Ces groupes représentent les forces sociales montantes du royaume. Les Lords incarnent la tradition et l’autorité religieuse, tandis que les Communes reflètent l’énergie économique et politique d’une Angleterre commerçante et maritime. Le gouvernement doit désormais maintenir un équilibre des pouvoirs entre le roi et le Parlement : le souverain conserve une influence forte dans la diplomatie et la guerre, mais la légitimité politique repose sur le consentement parlementaire.
Au XVIIIᵉ siècle, le pouvoir glisse progressivement vers le Parlement. Les ministres, choisis parmi les députés, doivent conserver la confiance de la Chambre des Communes. Ce processus conduit à la formation du cabinet (groupe restreint de ministres) et à l’émergence du Premier ministre, rôle assumé pour la première fois par Robert Walpole à partir de 1721. Cependant, il ne devient le véritable chef du gouvernement que progressivement, sans qu’aucun texte fondateur ne l’établisse formellement. Dans le même temps, la vie politique s’organise autour de deux grands partis : les Whigs, partisans du Parlement et du commerce, et les Tories, défenseurs du roi et de la tradition anglicane.
À retenir
Le pouvoir royal subsiste mais il est limité : le roi gouverne avec le Parlement, composé des Lords et des Communes. Au XVIIIᵉ siècle, un équilibre politique s’installe, préparant l’avènement du gouvernement parlementaire moderne.
Conclusion
L’Angleterre du XVIIe siècle invente un modèle politique inédit en Europe : la monarchie parlementaire.
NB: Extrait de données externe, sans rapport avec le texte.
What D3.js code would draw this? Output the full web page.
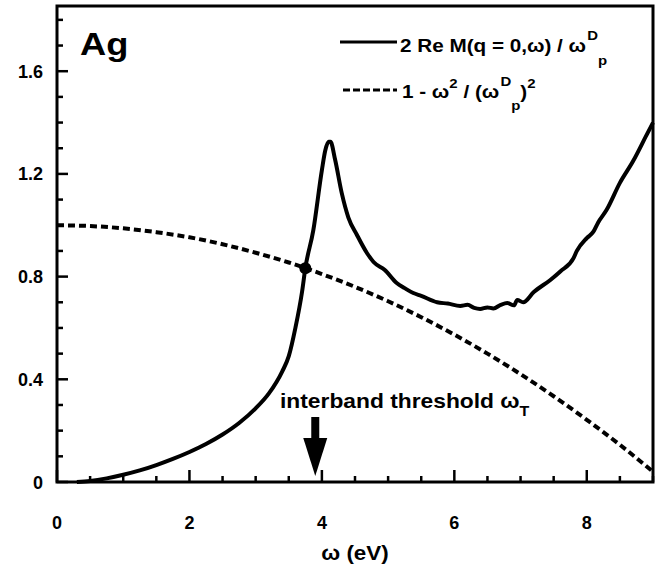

De la guerre civile à la Glorieuse Révolution, le pouvoir du roi est progressivement encadré par la loi. L’Habeas Corpus Act (1679) et le Bill of Rights (1689) garantissent les libertés et posent le principe de la suprématie du droit (rule of law). Ce système inspirera les philosophes des Lumières : Montesquieu, qui visite l’Angleterre entre 1729 et 1731, y voit un modèle d’équilibre des pouvoirs, tandis que Voltaire y admire la tolérance et la liberté politique. L’Angleterre devient ainsi un modèle de gouvernement fondé sur la loi et la responsabilité, opposé à l’absolutisme monarchique français, et un précurseur des démocraties modernes européennes.